# WRITTEN TASK
Return all the data below as it stands, minus the pictures.

# MATERIAL PROVIDED
#####
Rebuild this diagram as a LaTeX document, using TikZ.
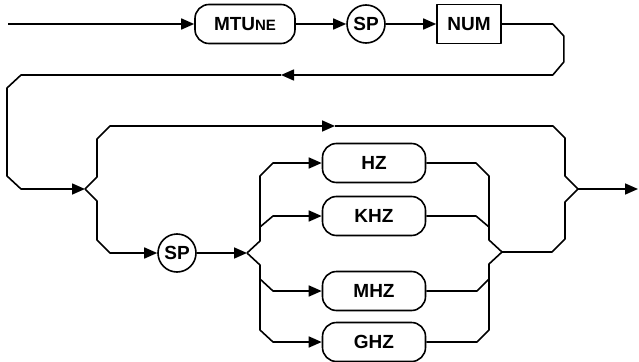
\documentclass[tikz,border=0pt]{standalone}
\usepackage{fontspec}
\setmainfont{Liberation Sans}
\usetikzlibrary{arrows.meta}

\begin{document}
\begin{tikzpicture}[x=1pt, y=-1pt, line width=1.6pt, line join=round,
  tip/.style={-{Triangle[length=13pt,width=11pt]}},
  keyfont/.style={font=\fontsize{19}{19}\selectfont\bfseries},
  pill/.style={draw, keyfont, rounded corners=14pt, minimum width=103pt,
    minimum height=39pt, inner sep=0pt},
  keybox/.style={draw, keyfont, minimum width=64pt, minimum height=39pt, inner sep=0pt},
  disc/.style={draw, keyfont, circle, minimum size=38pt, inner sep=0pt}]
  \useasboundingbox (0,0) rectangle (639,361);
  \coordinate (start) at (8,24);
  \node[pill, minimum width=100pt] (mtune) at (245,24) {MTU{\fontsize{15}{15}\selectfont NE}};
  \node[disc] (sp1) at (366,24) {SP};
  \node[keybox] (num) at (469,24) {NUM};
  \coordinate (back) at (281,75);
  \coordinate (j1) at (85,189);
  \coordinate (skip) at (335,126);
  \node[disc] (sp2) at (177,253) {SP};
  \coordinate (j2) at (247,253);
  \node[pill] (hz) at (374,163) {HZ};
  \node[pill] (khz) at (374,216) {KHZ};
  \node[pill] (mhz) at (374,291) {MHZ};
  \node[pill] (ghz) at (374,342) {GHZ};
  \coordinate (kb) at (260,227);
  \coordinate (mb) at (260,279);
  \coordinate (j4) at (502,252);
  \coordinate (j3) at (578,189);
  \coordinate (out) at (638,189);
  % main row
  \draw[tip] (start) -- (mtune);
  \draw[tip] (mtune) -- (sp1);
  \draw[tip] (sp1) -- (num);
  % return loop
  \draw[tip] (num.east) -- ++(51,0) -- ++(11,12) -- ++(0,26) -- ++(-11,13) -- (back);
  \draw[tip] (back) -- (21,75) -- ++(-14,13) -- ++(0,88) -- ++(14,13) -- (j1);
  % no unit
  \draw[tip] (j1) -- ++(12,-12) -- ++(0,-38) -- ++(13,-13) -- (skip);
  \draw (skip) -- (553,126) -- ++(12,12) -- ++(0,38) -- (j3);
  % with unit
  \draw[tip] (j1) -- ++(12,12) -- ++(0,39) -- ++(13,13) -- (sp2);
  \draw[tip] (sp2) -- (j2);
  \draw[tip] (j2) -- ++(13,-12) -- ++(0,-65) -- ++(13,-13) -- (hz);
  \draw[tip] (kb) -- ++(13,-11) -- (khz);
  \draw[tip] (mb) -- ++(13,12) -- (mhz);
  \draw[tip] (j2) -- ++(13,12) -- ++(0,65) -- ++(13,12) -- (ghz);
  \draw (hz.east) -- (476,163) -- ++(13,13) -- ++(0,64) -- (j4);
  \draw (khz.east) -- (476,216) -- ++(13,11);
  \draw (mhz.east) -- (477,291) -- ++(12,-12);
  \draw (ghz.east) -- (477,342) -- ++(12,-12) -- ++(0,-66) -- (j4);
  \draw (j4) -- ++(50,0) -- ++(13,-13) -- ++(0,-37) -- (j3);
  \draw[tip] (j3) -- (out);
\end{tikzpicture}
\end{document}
#####
# RESULT OF THIS EXERCISE
Rebuild this diagram as a LaTeX document, using TikZ.
\documentclass[tikz,border=0pt]{standalone}
\usepackage{fontspec}
\setmainfont{Liberation Sans}
\usetikzlibrary{arrows.meta}

\begin{document}
\begin{tikzpicture}[x=1pt, y=-1pt, line width=1.6pt, line join=round,
  tip/.style={-{Triangle[length=13pt,width=11pt]}},
  keyfont/.style={font=\fontsize{19}{19}\selectfont\bfseries},
  pill/.style={draw, keyfont, rounded corners=14pt, minimum width=103pt,
    minimum height=39pt, inner sep=0pt},
  keybox/.style={draw, keyfont, minimum width=64pt, minimum height=39pt, inner sep=0pt},
  disc/.style={draw, keyfont, circle, minimum size=38pt, inner sep=0pt}]
  \useasboundingbox (0,0) rectangle (639,361);
  \coordinate (start) at (8,24);
  \node[pill, minimum width=100pt] (mtune) at (245,24) {MTU{\fontsize{15}{15}\selectfont NE}};
  \node[disc] (sp1) at (366,24) {SP};
  \node[keybox] (num) at (469,24) {NUM};
  \coordinate (back) at (281,75);
  \coordinate (j1) at (85,189);
  \coordinate (skip) at (335,126);
  \node[disc] (sp2) at (177,253) {SP};
  \coordinate (j2) at (247,253);
  \node[pill] (hz) at (374,163) {HZ};
  \node[pill] (khz) at (374,216) {KHZ};
  \node[pill] (mhz) at (374,291) {MHZ};
  \node[pill] (ghz) at (374,342) {GHZ};
  \coordinate (kb) at (260,227);
  \coordinate (mb) at (260,279);
  \coordinate (j4) at (502,252);
  \coordinate (j3) at (578,189);
  \coordinate (out) at (638,189);
  % main row
  \draw[tip] (start) -- (mtune);
  \draw[tip] (mtune) -- (sp1);
  \draw[tip] (sp1) -- (num);
  % return loop
  \draw[tip] (num.east) -- ++(51,0) -- ++(11,12) -- ++(0,26) -- ++(-11,13) -- (back);
  \draw[tip] (back) -- (21,75) -- ++(-14,13) -- ++(0,88) -- ++(14,13) -- (j1);
  % no unit
  \draw[tip] (j1) -- ++(12,-12) -- ++(0,-38) -- ++(13,-13) -- (skip);
  \draw (skip) -- (553,126) -- ++(12,12) -- ++(0,38) -- (j3);
  % with unit
  \draw[tip] (j1) -- ++(12,12) -- ++(0,39) -- ++(13,13) -- (sp2);
  \draw[tip] (sp2) -- (j2);
  \draw[tip] (j2) -- ++(13,-12) -- ++(0,-65) -- ++(13,-13) -- (hz);
  \draw[tip] (kb) -- ++(13,-11) -- (khz);
  \draw[tip] (mb) -- ++(13,12) -- (mhz);
  \draw[tip] (j2) -- ++(13,12) -- ++(0,65) -- ++(13,12) -- (ghz);
  \draw (hz.east) -- (476,163) -- ++(13,13) -- ++(0,64) -- (j4);
  \draw (khz.east) -- (476,216) -- ++(13,11);
  \draw (mhz.east) -- (477,291) -- ++(12,-12);
  \draw (ghz.east) -- (477,342) -- ++(12,-12) -- ++(0,-66) -- (j4);
  \draw (j4) -- ++(50,0) -- ++(13,-13) -- ++(0,-37) -- (j3);
  \draw[tip] (j3) -- (out);
\end{tikzpicture}
\end{document}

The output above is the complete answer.